>>>>>

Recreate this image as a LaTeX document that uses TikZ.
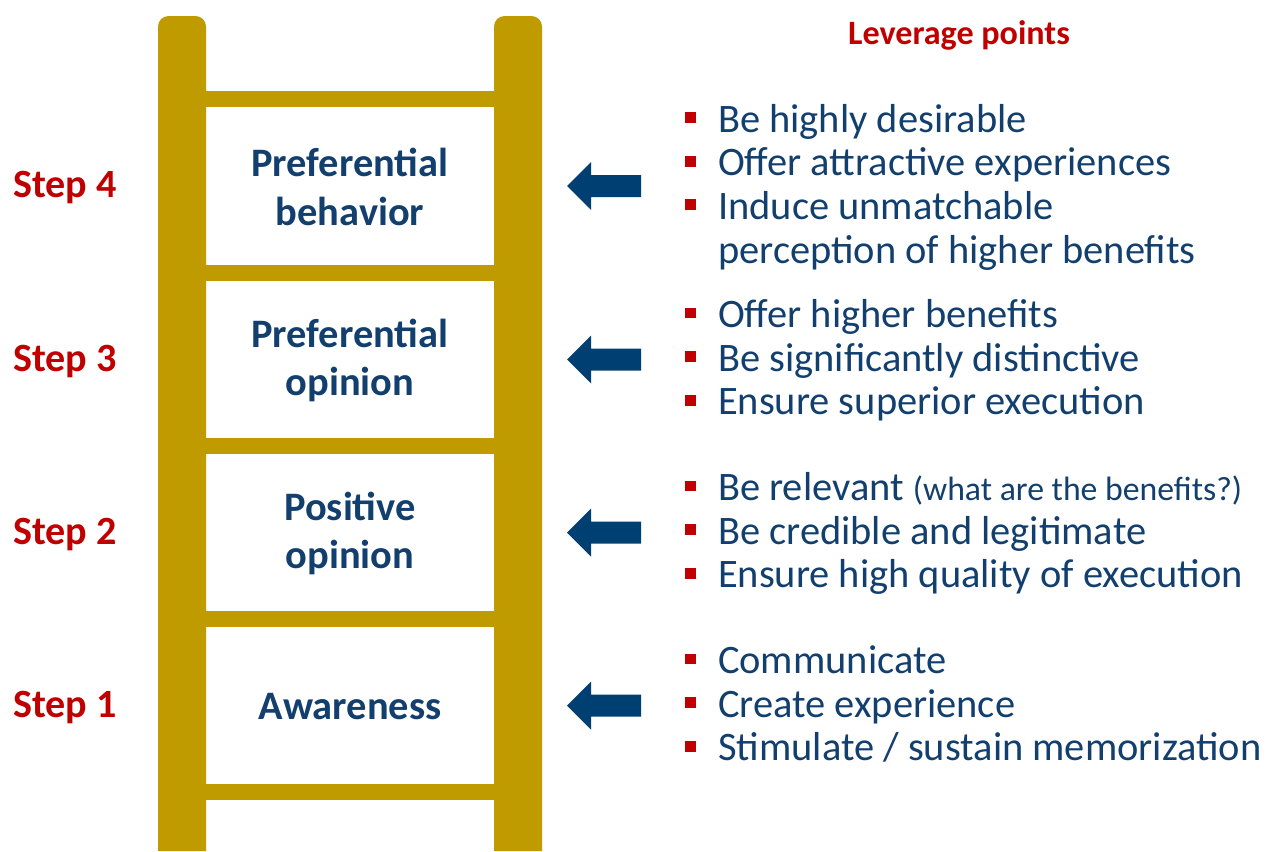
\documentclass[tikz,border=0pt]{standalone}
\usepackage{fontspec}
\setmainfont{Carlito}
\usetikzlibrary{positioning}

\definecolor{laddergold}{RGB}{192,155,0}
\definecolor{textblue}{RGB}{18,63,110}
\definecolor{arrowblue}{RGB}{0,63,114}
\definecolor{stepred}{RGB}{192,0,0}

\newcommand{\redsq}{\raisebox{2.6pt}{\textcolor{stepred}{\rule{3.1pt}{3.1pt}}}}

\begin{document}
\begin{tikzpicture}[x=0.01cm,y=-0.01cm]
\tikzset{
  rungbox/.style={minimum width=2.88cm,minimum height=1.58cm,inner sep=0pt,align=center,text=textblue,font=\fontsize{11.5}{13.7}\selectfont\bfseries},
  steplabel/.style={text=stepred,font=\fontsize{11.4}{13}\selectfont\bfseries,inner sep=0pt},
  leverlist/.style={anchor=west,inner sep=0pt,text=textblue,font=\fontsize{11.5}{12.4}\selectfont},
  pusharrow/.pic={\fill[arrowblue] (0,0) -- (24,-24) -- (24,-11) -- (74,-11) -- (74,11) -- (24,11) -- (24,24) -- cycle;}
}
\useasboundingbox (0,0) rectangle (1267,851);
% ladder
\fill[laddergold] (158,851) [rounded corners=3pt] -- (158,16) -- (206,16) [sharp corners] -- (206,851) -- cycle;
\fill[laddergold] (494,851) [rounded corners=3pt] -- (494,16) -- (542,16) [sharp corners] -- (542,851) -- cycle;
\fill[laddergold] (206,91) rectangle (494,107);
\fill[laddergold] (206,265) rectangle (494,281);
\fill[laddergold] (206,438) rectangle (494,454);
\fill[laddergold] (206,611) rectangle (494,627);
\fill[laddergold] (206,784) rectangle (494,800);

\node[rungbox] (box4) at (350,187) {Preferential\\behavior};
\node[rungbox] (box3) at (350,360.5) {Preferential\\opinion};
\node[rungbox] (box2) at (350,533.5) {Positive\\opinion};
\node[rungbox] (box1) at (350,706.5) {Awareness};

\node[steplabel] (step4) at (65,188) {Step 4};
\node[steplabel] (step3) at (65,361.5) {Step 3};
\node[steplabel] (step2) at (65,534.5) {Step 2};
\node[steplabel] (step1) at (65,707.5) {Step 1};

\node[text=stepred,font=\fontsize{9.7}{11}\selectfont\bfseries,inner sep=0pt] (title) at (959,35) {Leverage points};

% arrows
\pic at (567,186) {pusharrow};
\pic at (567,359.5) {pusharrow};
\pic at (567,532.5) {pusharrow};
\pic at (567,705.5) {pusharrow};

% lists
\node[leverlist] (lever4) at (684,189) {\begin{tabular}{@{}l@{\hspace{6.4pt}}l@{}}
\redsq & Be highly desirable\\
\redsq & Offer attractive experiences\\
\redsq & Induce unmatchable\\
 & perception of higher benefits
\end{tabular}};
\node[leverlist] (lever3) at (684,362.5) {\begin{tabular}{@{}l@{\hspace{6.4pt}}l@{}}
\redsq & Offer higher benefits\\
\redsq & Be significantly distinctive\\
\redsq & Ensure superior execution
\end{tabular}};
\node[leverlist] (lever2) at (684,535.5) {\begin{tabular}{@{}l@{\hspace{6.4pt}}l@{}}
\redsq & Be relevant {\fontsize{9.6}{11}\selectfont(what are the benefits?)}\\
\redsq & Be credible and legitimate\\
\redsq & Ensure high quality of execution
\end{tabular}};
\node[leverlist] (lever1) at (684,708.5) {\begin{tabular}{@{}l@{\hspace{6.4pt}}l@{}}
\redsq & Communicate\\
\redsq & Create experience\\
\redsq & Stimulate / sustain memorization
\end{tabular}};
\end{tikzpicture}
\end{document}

<<<<<

- _Problem to solve_: Copy the listing exactly. Any image in it stays out of the copy.

- _Task solution_:
Recreate this image as a LaTeX document that uses TikZ.
\documentclass[tikz,border=0pt]{standalone}
\usepackage{fontspec}
\setmainfont{Carlito}
\usetikzlibrary{positioning}

\definecolor{laddergold}{RGB}{192,155,0}
\definecolor{textblue}{RGB}{18,63,110}
\definecolor{arrowblue}{RGB}{0,63,114}
\definecolor{stepred}{RGB}{192,0,0}

\newcommand{\redsq}{\raisebox{2.6pt}{\textcolor{stepred}{\rule{3.1pt}{3.1pt}}}}

\begin{document}
\begin{tikzpicture}[x=0.01cm,y=-0.01cm]
\tikzset{
  rungbox/.style={minimum width=2.88cm,minimum height=1.58cm,inner sep=0pt,align=center,text=textblue,font=\fontsize{11.5}{13.7}\selectfont\bfseries},
  steplabel/.style={text=stepred,font=\fontsize{11.4}{13}\selectfont\bfseries,inner sep=0pt},
  leverlist/.style={anchor=west,inner sep=0pt,text=textblue,font=\fontsize{11.5}{12.4}\selectfont},
  pusharrow/.pic={\fill[arrowblue] (0,0) -- (24,-24) -- (24,-11) -- (74,-11) -- (74,11) -- (24,11) -- (24,24) -- cycle;}
}
\useasboundingbox (0,0) rectangle (1267,851);
% ladder
\fill[laddergold] (158,851) [rounded corners=3pt] -- (158,16) -- (206,16) [sharp corners] -- (206,851) -- cycle;
\fill[laddergold] (494,851) [rounded corners=3pt] -- (494,16) -- (542,16) [sharp corners] -- (542,851) -- cycle;
\fill[laddergold] (206,91) rectangle (494,107);
\fill[laddergold] (206,265) rectangle (494,281);
\fill[laddergold] (206,438) rectangle (494,454);
\fill[laddergold] (206,611) rectangle (494,627);
\fill[laddergold] (206,784) rectangle (494,800);

\node[rungbox] (box4) at (350,187) {Preferential\\behavior};
\node[rungbox] (box3) at (350,360.5) {Preferential\\opinion};
\node[rungbox] (box2) at (350,533.5) {Positive\\opinion};
\node[rungbox] (box1) at (350,706.5) {Awareness};

\node[steplabel] (step4) at (65,188) {Step 4};
\node[steplabel] (step3) at (65,361.5) {Step 3};
\node[steplabel] (step2) at (65,534.5) {Step 2};
\node[steplabel] (step1) at (65,707.5) {Step 1};

\node[text=stepred,font=\fontsize{9.7}{11}\selectfont\bfseries,inner sep=0pt] (title) at (959,35) {Leverage points};

% arrows
\pic at (567,186) {pusharrow};
\pic at (567,359.5) {pusharrow};
\pic at (567,532.5) {pusharrow};
\pic at (567,705.5) {pusharrow};

% lists
\node[leverlist] (lever4) at (684,189) {\begin{tabular}{@{}l@{\hspace{6.4pt}}l@{}}
\redsq & Be highly desirable\\
\redsq & Offer attractive experiences\\
\redsq & Induce unmatchable\\
 & perception of higher benefits
\end{tabular}};
\node[leverlist] (lever3) at (684,362.5) {\begin{tabular}{@{}l@{\hspace{6.4pt}}l@{}}
\redsq & Offer higher benefits\\
\redsq & Be significantly distinctive\\
\redsq & Ensure superior execution
\end{tabular}};
\node[leverlist] (lever2) at (684,535.5) {\begin{tabular}{@{}l@{\hspace{6.4pt}}l@{}}
\redsq & Be relevant {\fontsize{9.6}{11}\selectfont(what are the benefits?)}\\
\redsq & Be credible and legitimate\\
\redsq & Ensure high quality of execution
\end{tabular}};
\node[leverlist] (lever1) at (684,708.5) {\begin{tabular}{@{}l@{\hspace{6.4pt}}l@{}}
\redsq & Communicate\\
\redsq & Create experience\\
\redsq & Stimulate / sustain memorization
\end{tabular}};
\end{tikzpicture}
\end{document}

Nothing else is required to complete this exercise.